94. The isolated polynucleotide of claim 93, wherein said nucleic acid encodes at least 70 contiguous amino acids of SEQ ID NO:2.

95. The isolated polynucleotide of claim 94, wherein said nucleic acid encodes at least 80 contiguous amino acids of SEQ ID NO:2.

96. A method of producing a vector comprising inserting the isolated polynucleotide of claim 93 into a vector.

97. A vector comprising the isolated polynucleotide of claim 93.

98. A host cell comprising the isolated polynucleotide of claim 93.

99. A method of producing the polypeptide encoded by the polynucleotide of claim 93, comprising culturing a host cell comprising said polynucleotide under conditions such that said polypeptide is expressed, and recovering said polypeptide.

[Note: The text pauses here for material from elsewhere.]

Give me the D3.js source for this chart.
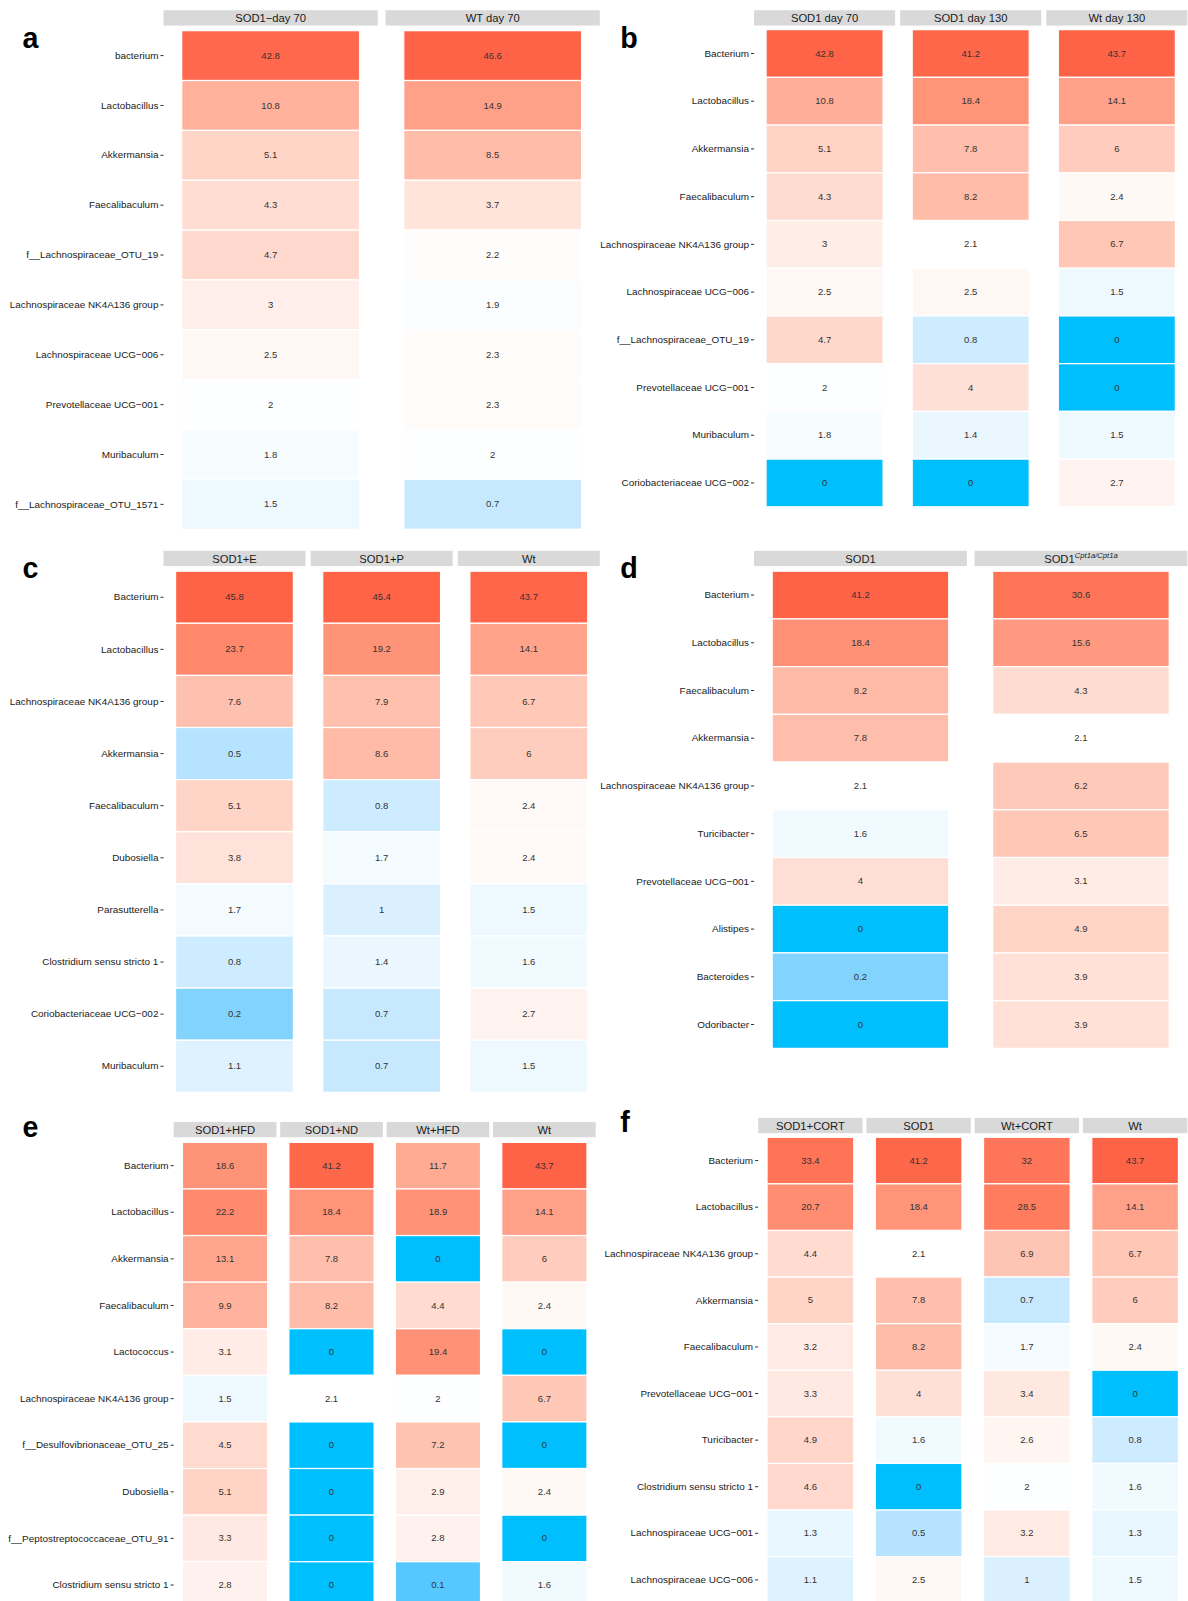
<!DOCTYPE html>
<html>
<head>
<meta charset="utf-8">
<script src="https://cdn.jsdelivr.net/npm/d3@7"></script>
<style>
  body { margin: 0; background: #fff; }
  text { font-family: "Liberation Sans", Arial, sans-serif; }
</style>
</head>
<body>
<script>
// ---- data ----
// panel a
var aTaxa = ["bacterium", "Lactobacillus", "Akkermansia", "Faecalibaculum", "f__Lachnospiraceae_OTU_19",
  "Lachnospiraceae NK4A136 group", "Lachnospiraceae UCG\u2212006", "Prevotellaceae UCG\u2212001", "Muribaculum",
  "f__Lachnospiraceae_OTU_1571"];
var aGroups = ["SOD1\u2212day 70", "WT day 70"];
var aSod1Day70 = [42.8, 10.8, 5.1, 4.3, 4.7, 3, 2.5, 2, 1.8, 1.5];
var aWtDay70 = [46.6, 14.9, 8.5, 3.7, 2.2, 1.9, 2.3, 2.3, 2, 0.7];

// panel b
var bTaxa = ["Bacterium", "Lactobacillus", "Akkermansia", "Faecalibaculum", "Lachnospiraceae NK4A136 group",
  "Lachnospiraceae UCG\u2212006", "f__Lachnospiraceae_OTU_19", "Prevotellaceae UCG\u2212001", "Muribaculum",
  "Coriobacteriaceae UCG\u2212002"];
var bGroups = ["SOD1 day 70", "SOD1 day 130", "Wt day 130"];
var bSod1Day70 = [42.8, 10.8, 5.1, 4.3, 3, 2.5, 4.7, 2, 1.8, 0];
var bSod1Day130 = [41.2, 18.4, 7.8, 8.2, 2.1, 2.5, 0.8, 4, 1.4, 0];
var bWtDay130 = [43.7, 14.1, 6, 2.4, 6.7, 1.5, 0, 0, 1.5, 2.7];

// panel c
var cTaxa = ["Bacterium", "Lactobacillus", "Lachnospiraceae NK4A136 group", "Akkermansia", "Faecalibaculum",
  "Dubosiella", "Parasutterella", "Clostridium sensu stricto 1", "Coriobacteriaceae UCG\u2212002", "Muribaculum"];
var cGroups = ["SOD1+E", "SOD1+P", "Wt"];
var cSod1E = [45.8, 23.7, 7.6, 0.5, 5.1, 3.8, 1.7, 0.8, 0.2, 1.1];
var cSod1P = [45.4, 19.2, 7.9, 8.6, 0.8, 1.7, 1, 1.4, 0.7, 0.7];
var cWt = [43.7, 14.1, 6.7, 6, 2.4, 2.4, 1.5, 1.6, 2.7, 1.5];

// panel d
var dTaxa = ["Bacterium", "Lactobacillus", "Faecalibaculum", "Akkermansia", "Lachnospiraceae NK4A136 group",
  "Turicibacter", "Prevotellaceae UCG\u2212001", "Alistipes", "Bacteroides", "Odoribacter"];
var dGroups = ["SOD1", "SOD1 Cpt1a/Cpt1a"];
var dSod1 = [41.2, 18.4, 8.2, 7.8, 2.1, 1.6, 4, 0, 0.2, 0];
var dSod1Cpt1a = [30.6, 15.6, 4.3, 2.1, 6.2, 6.5, 3.1, 4.9, 3.9, 3.9];

// panel e
var eTaxa = ["Bacterium ", "Lactobacillus", "Akkermansia", "Faecalibaculum", "Lactococcus",
  "Lachnospiraceae NK4A136 group", "f__Desulfovibrionaceae_OTU_25", "Dubosiella",
  "f__Peptostreptococcaceae_OTU_91", "Clostridium sensu stricto 1"];
var eGroups = ["SOD1+HFD", "SOD1+ND", "Wt+HFD", "Wt"];
var eSod1Hfd = [18.6, 22.2, 13.1, 9.9, 3.1, 1.5, 4.5, 5.1, 3.3, 2.8];
var eSod1Nd = [41.2, 18.4, 7.8, 8.2, 0, 2.1, 0, 0, 0, 0];
var eWtHfd = [11.7, 18.9, 0, 4.4, 19.4, 2, 7.2, 2.9, 2.8, 0.1];
var eWt = [43.7, 14.1, 6, 2.4, 0, 6.7, 0, 2.4, 0, 1.6];

// panel f
var fTaxa = ["Bacterium", "Lactobacillus", "Lachnospiraceae NK4A136 group", "Akkermansia", "Faecalibaculum",
  "Prevotellaceae UCG\u2212001", "Turicibacter", "Clostridium sensu stricto 1", "Lachnospiraceae UCG\u2212001",
  "Lachnospiraceae UCG\u2212006"];
var fGroups = ["SOD1+CORT", "SOD1", "Wt+CORT", "Wt"];
var fSod1Cort = [33.4, 20.7, 4.4, 5, 3.2, 3.3, 4.9, 4.6, 1.3, 1.1];
var fSod1 = [41.2, 18.4, 2.1, 7.8, 8.2, 4, 1.6, 0, 0.5, 2.5];
var fWtCort = [32, 28.5, 6.9, 0.7, 1.7, 3.4, 2.6, 2, 3.2, 1];
var fWt = [43.7, 14.1, 6.7, 6, 2.4, 0, 0.8, 1.6, 1.3, 1.5];

// ---- drawing ----
var width = 1188, height = 1601;
var svg = d3.select("body").append("svg")
  .attr("width", width)
  .attr("height", height);

// layout below was measured on a slightly smaller grid, so stretch it
var root = svg.append("g").attr("transform", "scale(1.0218)");

var mid = 2.1;       // value drawn as white
var low = 0.05;      // anything at or below this is full blue
var tileFrac = 0.83; // tile width relative to strip

function tr(v) { return Math.log(v + 0.04); }

function drawPanel(p) {
  var g = root.append("g");
  var all = d3.merge(p.cols);
  var color = d3.scaleLinear()
    .domain([tr(low), tr(mid), tr(d3.max(all))])
    .range(["#00bfff", "#ffffff", "#ff6347"])
    .interpolate(d3.interpolateLab)
    .clamp(true);

  var x = d3.scaleBand().domain(p.groups).range([p.x0, p.x1]).paddingInner(0.035);
  var y = d3.scaleBand().domain(p.taxa).range([p.y0, p.y1]);
  var tw = x.bandwidth() * tileFrac;

  // strips
  var strips = g.selectAll(".strip").data(p.groups).enter().append("g");
  strips.append("rect")
    .attr("x", function(d) { return x(d); })
    .attr("y", p.sy)
    .attr("width", x.bandwidth())
    .attr("height", 15)
    .attr("fill", "#d9d9d9");
  strips.append("text")
    .attr("x", function(d) { return x(d) + x.bandwidth() / 2; })
    .attr("y", p.sy + 11.5)
    .attr("text-anchor", "middle")
    .attr("font-size", 11)
    .attr("fill", "#1a1a1a")
    .each(function(d) {
      var t = d3.select(this);
      if (d.indexOf(" Cpt1a") > 0) {
        t.append("tspan").text(d.split(" ")[0]);
        t.append("tspan").attr("dy", -4).attr("font-size", 7.5).attr("font-style", "italic").text(d.split(" ")[1]);
      } else {
        t.text(d);
      }
    });

  // tiles
  p.cols.forEach(function(vals, j) {
    var grp = p.groups[j];
    var cells = g.selectAll(".c" + j).data(vals).enter();
    cells.append("rect")
      .attr("x", x(grp) + (x.bandwidth() - tw) / 2)
      .attr("y", function(d, i) { return y(p.taxa[i]); })
      .attr("width", tw)
      .attr("height", y.bandwidth())
      .attr("fill", function(d) { return color(tr(d)); })
      .attr("stroke", "#fff")
      .attr("stroke-width", 1.2);
    cells.append("text")
      .attr("x", x(grp) + x.bandwidth() / 2)
      .attr("y", function(d, i) { return y(p.taxa[i]) + y.bandwidth() / 2 + 3; })
      .attr("text-anchor", "middle")
      .attr("font-size", 9.3)
      .attr("fill", "#333")
      .text(function(d) { return d; });
  });

  // y axis: labels and ticks
  var yAxis = d3.axisLeft(y).tickSize(3).tickPadding(2);
  var ax = g.append("g").attr("transform", "translate(" + p.x0 + ",0)").call(yAxis);
  ax.select(".domain").remove();
  ax.selectAll("line").attr("stroke", "#333");
  ax.selectAll("text")
    .attr("font-size", 9.7)
    .attr("fill", "#1a1a1a")
    .attr("font-family", "Liberation Sans, Arial, sans-serif");

  // panel letter
  g.append("text")
    .attr("x", p.lx)
    .attr("y", p.ly)
    .attr("font-size", 28)
    .attr("font-weight", "bold")
    .attr("fill", "#000")
    .text(p.letter);
}

drawPanel({ letter: "a", taxa: aTaxa, groups: aGroups, cols: [aSod1Day70, aWtDay70],
  x0: 160, x1: 587, sy: 10, y0: 30, y1: 518, lx: 22, ly: 47 });
drawPanel({ letter: "b", taxa: bTaxa, groups: bGroups, cols: [bSod1Day70, bSod1Day130, bWtDay130],
  x0: 738, x1: 1162, sy: 10, y0: 29, y1: 496, lx: 607, ly: 47 });
drawPanel({ letter: "c", taxa: cTaxa, groups: cGroups, cols: [cSod1E, cSod1P, cWt],
  x0: 160, x1: 587, sy: 539, y0: 559, y1: 1069, lx: 22, ly: 566 });
drawPanel({ letter: "d", taxa: dTaxa, groups: dGroups, cols: [dSod1, dSod1Cpt1a],
  x0: 738, x1: 1162, sy: 539, y0: 559, y1: 1026, lx: 607, ly: 566 });
drawPanel({ letter: "e", taxa: eTaxa, groups: eGroups, cols: [eSod1Hfd, eSod1Nd, eWtHfd, eWt],
  x0: 170, x1: 583, sy: 1098, y0: 1118, y1: 1574, lx: 22, ly: 1113 });
drawPanel({ letter: "f", taxa: fTaxa, groups: fGroups, cols: [fSod1Cort, fSod1, fWtCort, fWt],
  x0: 742, x1: 1162, sy: 1094, y0: 1113, y1: 1569, lx: 607, ly: 1108 });
</script>
</body>
</html>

100. A polynucleotide comprising a nucleic acid fused to a nucleotide sequence heterologous to SEQ ID NO:1, wherein said heterologous nucleotide sequence encodes a heterologous polypeptide, and wherein said nucleic acid is selected from the group consisting of:

(a) a nucleic acid encoding amino acids 279 to 287 of SEQ ID NO:2;

(b) a nucleic acid encoding amino acids 292 to 300 of SEQ ID NO:2;

(c) a nucleic acid encoding amino acids 317 to 325 of SEQ ID NO:2;

(d) a nucleic acid encoding amino acids 239 to 247 of SEQ ID NO:2;

(e) a nucleic acid encoding amino acids 272 to 280 of SEQ ID NO:2; and

(f) a nucleic acid encoding amino acids 248 to 331 of SEQ ID NO:2;

wherein said nucleic acid is operatively associated with a promoter to express said amino acids.

101. The polynucleotide of claim 100, wherein said nucleic acid encodes amino acids 279 to 287 of SEQ ID NO:2.

102. The polynucleotide of claim 100, wherein said nucleic acid encodes amino acids 292 to 300 of SEQ ID NO:2.

103. The polynucleotide of claim 100, wherein said nucleic acid encodes amino acids 317 to 325 of SEQ ID NO:2.

104. The polynucleotide of claim 100, wherein said nucleic acid encodes amino acids 239 to 247 of SEQ ID NO:2.

105. The polynucleotide of claim 100, wherein said nucleic acid encodes amino acids 272 to 280 of SEQ ID NO:2.

106. The polynucleotide of claim 100, wherein said nucleic acid encodes amino acids 248 to 331 of SEQ ID NO:2.